I love exploring the outdoors – researching and absorbing inspiration for my paintings. These are principally representational oils, “alla prima”. I apply fresh colour quickly, smooth it and then loosely sculpt rocks, for example, with palette knife and brushes directly onto the wet surface. In my seascapes, which are mostly from Galloway (but also the west coast and Outer Hebrides), I aim to create a distinct feeling of recognition and being able to walk the shore. I use naturalistic colour – often focussing on reflected light on sea or wet sand and on shadows, and I enjoy adding fine details to rocks and shore. I combine this with invented, often deliberately indistinct details, often leaving something to the imagination. Walking in the mountains, exhilarating views, rapidly changing light, clouds and shadows skimming the tops, are my preoccupations and are approached with a different palette but often similar method.   

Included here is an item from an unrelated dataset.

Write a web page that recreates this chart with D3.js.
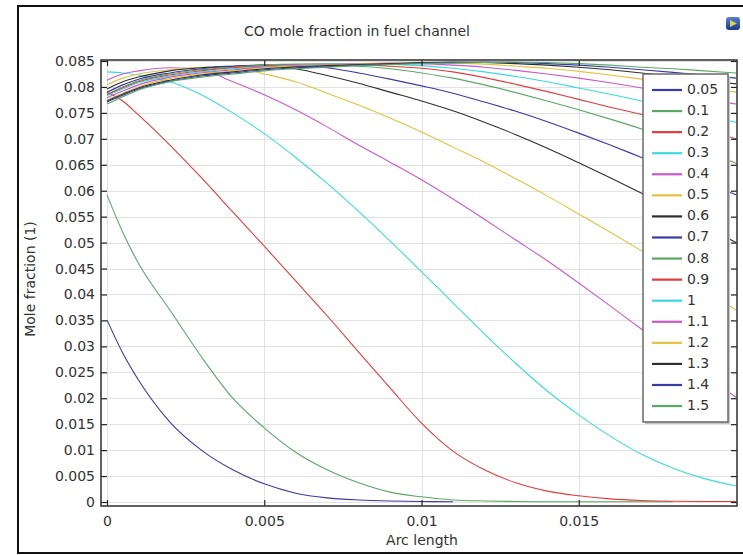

Some contrast appears in moodier landscapes with a looser approach, and I often improvise landscapes from those once seen. They tend to have narrower colour range and strong tonal contrast as in an earlier series, “Wind on the high Tops”, that some Spring Fling visitors may remember. Also, recently, another strand of imagined scenes has emerged, inspired by the Scottish isles: not representing particular locations but rather the dominant colours and moods which linger in the memory.  Here, with more minimalistic approach, I try to emphasise their serenity despite their exposure to weather-darkened Atlantic skies. My different strands reflect an equal passion for the light and colours of the Scottish coast and the dramatic mountain heights of Scotland or Cumbria. I enjoy portraying definite places and also conjuring up imagined landscapes that feel familiar or evocative but are not on any map.